- [Short exercise]
All of the data must be printed exactly; please include every line.

- [Data provided]
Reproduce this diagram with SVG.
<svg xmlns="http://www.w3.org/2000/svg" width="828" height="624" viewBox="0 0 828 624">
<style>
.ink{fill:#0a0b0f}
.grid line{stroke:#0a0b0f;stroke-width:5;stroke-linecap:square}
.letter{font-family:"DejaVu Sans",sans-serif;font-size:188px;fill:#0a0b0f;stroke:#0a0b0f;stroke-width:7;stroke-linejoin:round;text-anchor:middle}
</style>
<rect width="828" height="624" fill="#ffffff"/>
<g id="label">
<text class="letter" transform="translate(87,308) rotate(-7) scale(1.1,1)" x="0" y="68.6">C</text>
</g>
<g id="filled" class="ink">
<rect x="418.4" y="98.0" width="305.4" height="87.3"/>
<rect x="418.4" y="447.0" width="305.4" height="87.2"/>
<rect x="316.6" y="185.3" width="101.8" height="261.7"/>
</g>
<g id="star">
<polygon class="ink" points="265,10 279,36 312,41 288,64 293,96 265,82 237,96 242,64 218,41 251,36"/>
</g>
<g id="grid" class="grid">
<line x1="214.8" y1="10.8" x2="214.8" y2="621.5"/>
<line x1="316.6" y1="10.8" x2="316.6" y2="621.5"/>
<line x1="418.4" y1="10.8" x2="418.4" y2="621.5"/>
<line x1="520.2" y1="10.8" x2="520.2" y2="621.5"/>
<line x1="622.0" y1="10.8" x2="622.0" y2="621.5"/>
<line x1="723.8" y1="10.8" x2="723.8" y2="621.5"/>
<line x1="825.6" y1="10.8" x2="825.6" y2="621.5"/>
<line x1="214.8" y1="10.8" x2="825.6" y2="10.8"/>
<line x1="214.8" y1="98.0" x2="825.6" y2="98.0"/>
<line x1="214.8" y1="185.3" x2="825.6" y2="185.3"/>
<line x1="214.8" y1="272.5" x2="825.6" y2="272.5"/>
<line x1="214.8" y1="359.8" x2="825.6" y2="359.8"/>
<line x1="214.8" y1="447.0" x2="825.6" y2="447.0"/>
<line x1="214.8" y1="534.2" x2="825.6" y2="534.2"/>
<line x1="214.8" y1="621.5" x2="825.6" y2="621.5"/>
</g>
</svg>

- [Correct response]
Reproduce this diagram with SVG.
<svg xmlns="http://www.w3.org/2000/svg" width="828" height="624" viewBox="0 0 828 624">
<style>
.ink{fill:#0a0b0f}
.grid line{stroke:#0a0b0f;stroke-width:5;stroke-linecap:square}
.letter{font-family:"DejaVu Sans",sans-serif;font-size:188px;fill:#0a0b0f;stroke:#0a0b0f;stroke-width:7;stroke-linejoin:round;text-anchor:middle}
</style>
<rect width="828" height="624" fill="#ffffff"/>
<g id="label">
<text class="letter" transform="translate(87,308) rotate(-7) scale(1.1,1)" x="0" y="68.6">C</text>
</g>
<g id="filled" class="ink">
<rect x="418.4" y="98.0" width="305.4" height="87.3"/>
<rect x="418.4" y="447.0" width="305.4" height="87.2"/>
<rect x="316.6" y="185.3" width="101.8" height="261.7"/>
</g>
<g id="star">
<polygon class="ink" points="265,10 279,36 312,41 288,64 293,96 265,82 237,96 242,64 218,41 251,36"/>
</g>
<g id="grid" class="grid">
<line x1="214.8" y1="10.8" x2="214.8" y2="621.5"/>
<line x1="316.6" y1="10.8" x2="316.6" y2="621.5"/>
<line x1="418.4" y1="10.8" x2="418.4" y2="621.5"/>
<line x1="520.2" y1="10.8" x2="520.2" y2="621.5"/>
<line x1="622.0" y1="10.8" x2="622.0" y2="621.5"/>
<line x1="723.8" y1="10.8" x2="723.8" y2="621.5"/>
<line x1="825.6" y1="10.8" x2="825.6" y2="621.5"/>
<line x1="214.8" y1="10.8" x2="825.6" y2="10.8"/>
<line x1="214.8" y1="98.0" x2="825.6" y2="98.0"/>
<line x1="214.8" y1="185.3" x2="825.6" y2="185.3"/>
<line x1="214.8" y1="272.5" x2="825.6" y2="272.5"/>
<line x1="214.8" y1="359.8" x2="825.6" y2="359.8"/>
<line x1="214.8" y1="447.0" x2="825.6" y2="447.0"/>
<line x1="214.8" y1="534.2" x2="825.6" y2="534.2"/>
<line x1="214.8" y1="621.5" x2="825.6" y2="621.5"/>
</g>
</svg>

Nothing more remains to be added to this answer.